Where does it leave us today? I think we can draw on the best of both perspectives and say that the church as a community, whose witness must embrace the fullness of re-created life in the presence of God, emerged two thousand years ago because—and only because—Jesus from Nazareth died to save his people from their sins. When people come to faith in Jesus today, they become part of this people with this story; they relate to the creator God on this basis and for this purpose.

What it means for people who do not enter this story depends on what we think the God of history is up to these days.

It is always the mission of the church, as a priestly-prophetic community, to mediate between the creator God and the peoples and cultures of the world in which we live, which means, among other things, that we happily affirm the goodness and God-consciousness of those who do not confess Jesus as Lord.

But it seems to me that over the next few decades the world will suffer the “birth pains” of a new age, as the Holocene gives way to the Anthropocene. A new apocalyptic discourse is taking shape, on a global scale—we are well beyond the dominant horizons of New Testament eschatology; and a different question about the “Gentiles” presents itself. What does it mean to know the God who will be there in this new future?

The church needs to begin to imagine that new future. Going to heaven, in any case, has nothing to do with it.

Thank you for this. I always enjoy your perspective, and the call to help us rethink our theological constructs in light of the narrative-historical understanding.

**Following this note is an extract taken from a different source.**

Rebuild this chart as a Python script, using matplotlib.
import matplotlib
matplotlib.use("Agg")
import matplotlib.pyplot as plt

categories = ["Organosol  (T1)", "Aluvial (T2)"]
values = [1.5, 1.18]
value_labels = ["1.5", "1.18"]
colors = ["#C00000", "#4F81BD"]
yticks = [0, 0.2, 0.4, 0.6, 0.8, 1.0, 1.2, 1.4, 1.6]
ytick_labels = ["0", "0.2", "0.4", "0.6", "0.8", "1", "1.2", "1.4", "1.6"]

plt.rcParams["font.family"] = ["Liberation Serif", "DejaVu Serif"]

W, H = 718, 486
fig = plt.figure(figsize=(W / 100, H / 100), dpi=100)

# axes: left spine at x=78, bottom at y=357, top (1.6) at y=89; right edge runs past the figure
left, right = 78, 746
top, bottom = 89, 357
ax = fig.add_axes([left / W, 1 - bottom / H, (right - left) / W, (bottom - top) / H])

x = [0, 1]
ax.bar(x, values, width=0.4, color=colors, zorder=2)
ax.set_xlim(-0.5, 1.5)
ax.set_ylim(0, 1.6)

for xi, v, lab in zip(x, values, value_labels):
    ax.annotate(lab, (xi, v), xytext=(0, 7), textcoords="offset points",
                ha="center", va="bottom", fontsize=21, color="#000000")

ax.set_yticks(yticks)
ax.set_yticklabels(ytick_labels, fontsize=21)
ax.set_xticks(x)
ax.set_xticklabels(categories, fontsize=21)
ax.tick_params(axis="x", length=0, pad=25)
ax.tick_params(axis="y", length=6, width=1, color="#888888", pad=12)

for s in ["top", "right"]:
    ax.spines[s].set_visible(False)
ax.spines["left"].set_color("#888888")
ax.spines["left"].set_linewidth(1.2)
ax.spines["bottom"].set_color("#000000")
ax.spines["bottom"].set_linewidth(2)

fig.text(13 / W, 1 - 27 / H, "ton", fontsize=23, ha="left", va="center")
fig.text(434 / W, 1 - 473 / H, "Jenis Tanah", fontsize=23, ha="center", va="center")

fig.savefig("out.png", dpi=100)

I resonate with your argument about the shift away from an (over)emphasis on the afterlife and soteriology as the primary frame which conservative evangelicals understand the Gospel, if not the whole Bible. In my view the biblical materials actually say very little about our post-mortem state. But as you developed this piece, for me it lost theological momentum when you got to the section on how the early parts of the post connect to the question of Jesus and other religions. I do think that good arguments can be made for God revealing himself (the “God-consciousness” you refer to) among other religions. At the same time, I wonder how this accounts for Israel as a light to the nations, the proclamation of the one true God in their midst, and the “scandal of particularity” in Christianity.



I’d be interested in your further thoughts.

When people come to faith in Jesus today, they become part of this people with this story; they relate to the creator God on this basis and for this purpose.

And thus the whole point and purpose, as I see it, of people coming to faith in Jesus is quite simply this… we are ‘saved to serve’ — in whatever capacity one might be gifted, i.e., salvation has zip, zero, and zilch to do with determining one’s post-mortem existence or reality.